Looking at an industrial commodity such as copper — considered by many as a proxy for China GDP growth — the Liv-ex Fine Wine 100 was relatively robust, especially when considering copper hit a six-year low in 2015 and closed down around 27.9% by the year-end.

Likewise, precious metal gold hit a five-year low in November 2015, falling around 11.2% over the year and leaving its status as a safe-haven hanging in the balance, as investors looked towards the Federal Reserve’s much anticipated US interest rate hike that finally materialized in December.

The Liv-ex Fine Wine 100 also compared favourably to key equities despite a strong performance in the first half of the year.
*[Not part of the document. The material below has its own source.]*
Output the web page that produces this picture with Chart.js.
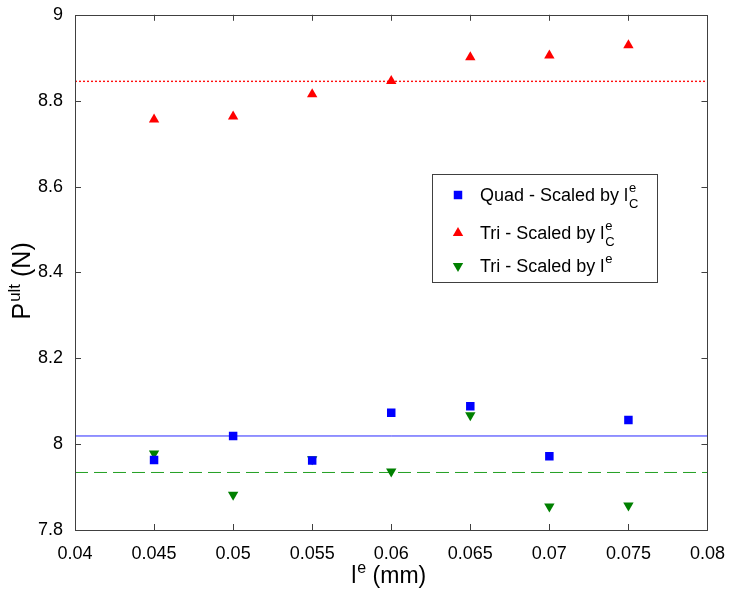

The FTSE 100 was down around 4.9% in 2015 having hit an all-time high in April, while the S&P 500 also closed the year moderately lower, down around 0.73% on year, having established an all-time high in May 2015.

The levelling off of the Liv-ex Fine Wine 100 has left the fine wine market cautiously optimistic at the start of 2016. The index closed 2015 above the low it established in June 2014 and Bordeaux’s market share is now back at levels seen in 2004 — before the China bull run and the sharp boom and bust in Bordeaux prices. While other financial markets are currently suffering turmoil on the back of concerns over Chinese economic growth, the fine wine market looks to have made a considerable step towards normalization, perhaps already having suffered the trauma of a China exit?